Tiramisu - Flesh of the Gods

I tried my hand at making tiramisu this weekend and the results were OUTSTANDING! Now I’m stuck with a 13 x 9 inch pan full of Kahlua/Espresso soaked ladyfingers with marscapone cheese and grated chocolate. Who wants some?

(And, yes, I realize the recipe called for brandy but I didn’t have any. The kahlua added just a little more coffee flavor).

Ah, yes.

I’m in a cooking club, and one of the desserts we made at one of the get togethers was a White Russian Tiramisu. It was out of this world. So your kahlua is just divine!
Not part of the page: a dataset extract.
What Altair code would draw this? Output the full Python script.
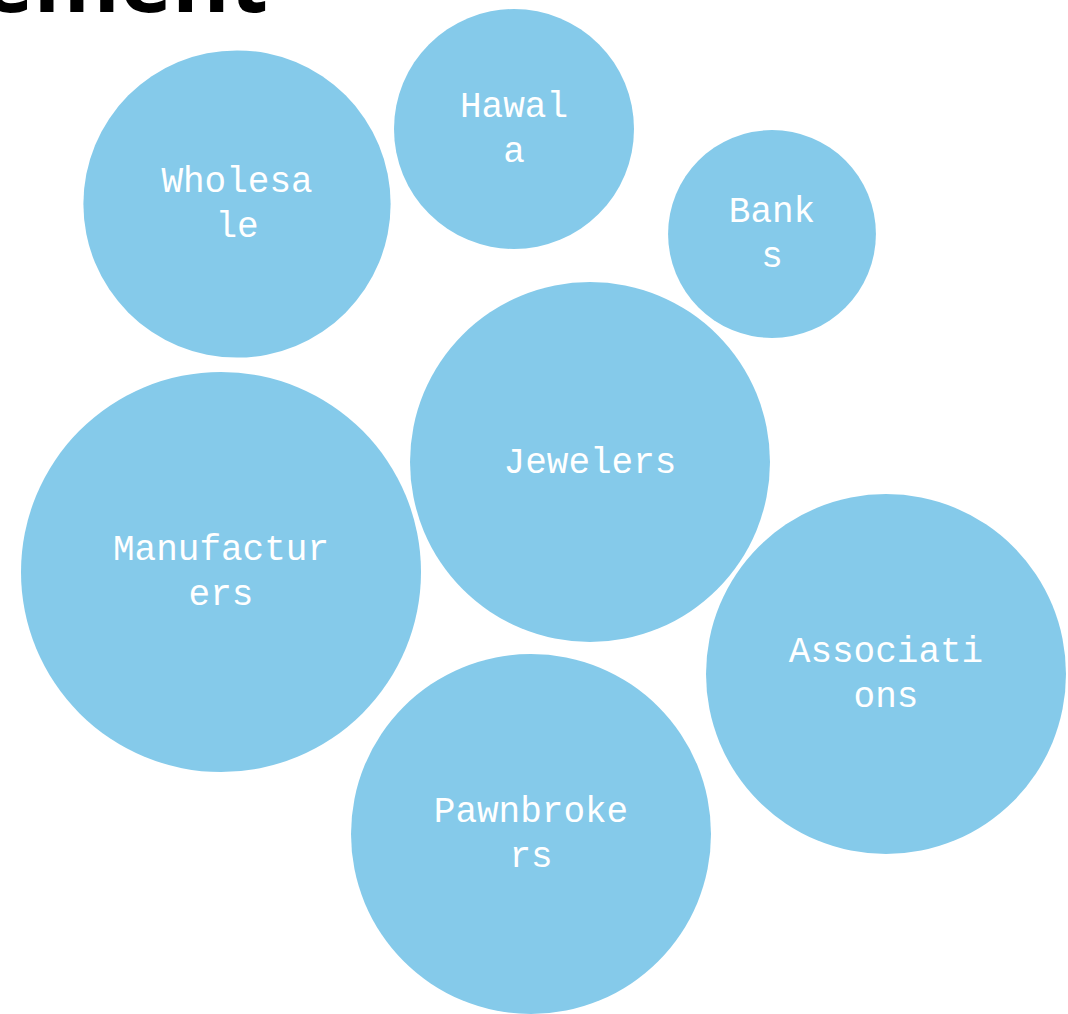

Incidentally, it was a Cooking Light recipe, so if you’re interested, you can probably pick it up at their website by doing a recipe search.

I LOVE tiramisu…

I finally tried making tiramisu myself this past Thanksgiving. I underdid it with the coffee syrup, but the second time I made it, it was perfect. The recipe I used (and have since tweaked since I thought it was too rummy) calls for baking your own ladyfinger layers (you can do it in a solid round so it’s less trifle-y, which I prefer). Now I get begged for it.

I used to make it for a restaurant I worked for. Their version used Grand Marnier, so much that I probably could have turned it into a flaming dessert!